Le voyage débute par Aura. Une intro ambiant, quasi céleste, de 3 minutes où sur une nappe planante se superpose des sonorités cristallines. On s’imagine aisément Aura illustrer certains passages de 2001 ou d’Interstellar.
Puis survient Sapphire, une techno hypnotique plutôt simple. La simplicité est ici maîtrisée et fait preuve d’une grande efficacité. L’ensemble est admirablement construit : une basse légère, une nappe atmosphérique. La rupture avec Aura se fait en douceur pour notre plus grand plaisir.
Dernier track de la face A de ce double LP, Il Mare revient à l’ambiant. Avec l’utilisation de choeurs, Juan Rico aborde son voyage comme une quête du sacrée. Une parenthèse dans laquelle les amateurs du compositeur Arvo Part se retrouveront.
L’espagnol revient à la techno avec les deux morceaux suivants, Lacrimosa et Delicatezza. Si le premier séduira les amateurs de claviers vintages complétés d’éléments drone, le second se démarque par une ambiance plus océanographique que spatiale. On remonte des abysses pour atteindre la surface à laquelle de grandes nappes nous happent. Une houle synthétique puissante au départ et qui finit par s’échouer dans la dernière minute du morceau.

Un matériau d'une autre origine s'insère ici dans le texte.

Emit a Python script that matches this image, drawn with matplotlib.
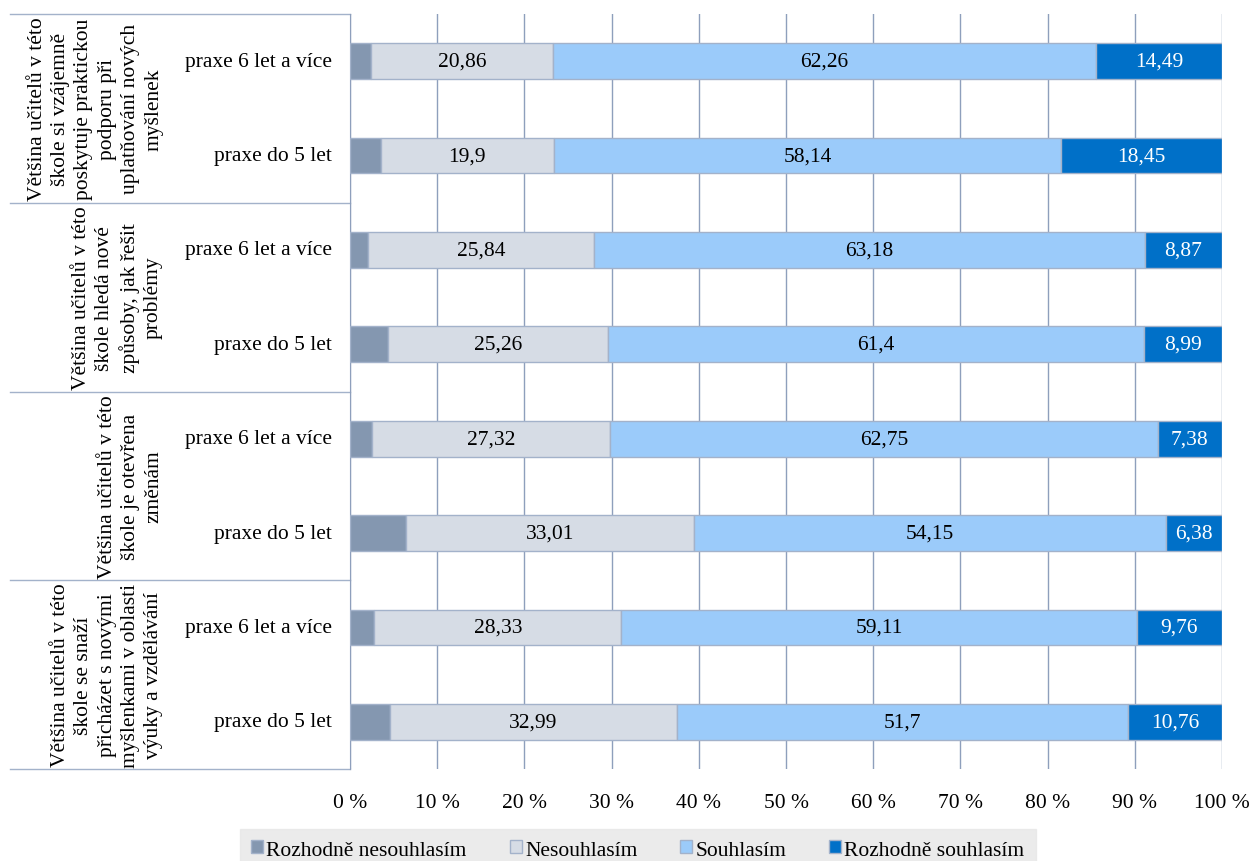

Le sixième titre, titre éponyme, est celui de la synthèse. 10 minutes pendant lesquelles Juan Rico se lance dans une épopée ambiant pour virer en milieu de track en une techno hypnotique et groovy accompagnée d’effets flanger plus ou moins accentués.
Sentir clôture l’album. Plus que le clôturer, il l’annonce. Cette fin que l’on pressentait avec le titre précédent, Kristallin. En 12 minutes, Juan Rico amorce lentement la descente de l’auditeur, d’abord par un titre plus techno puis par un titre ambiant sur lequel une voix répète en boucle « I’m looking down ». Alors oui, on regarde derrière soi et on prend conscience de l’oeuvre bâtie par cet architecte. Le vertige est grand après cette odyssée auditive d’une heure.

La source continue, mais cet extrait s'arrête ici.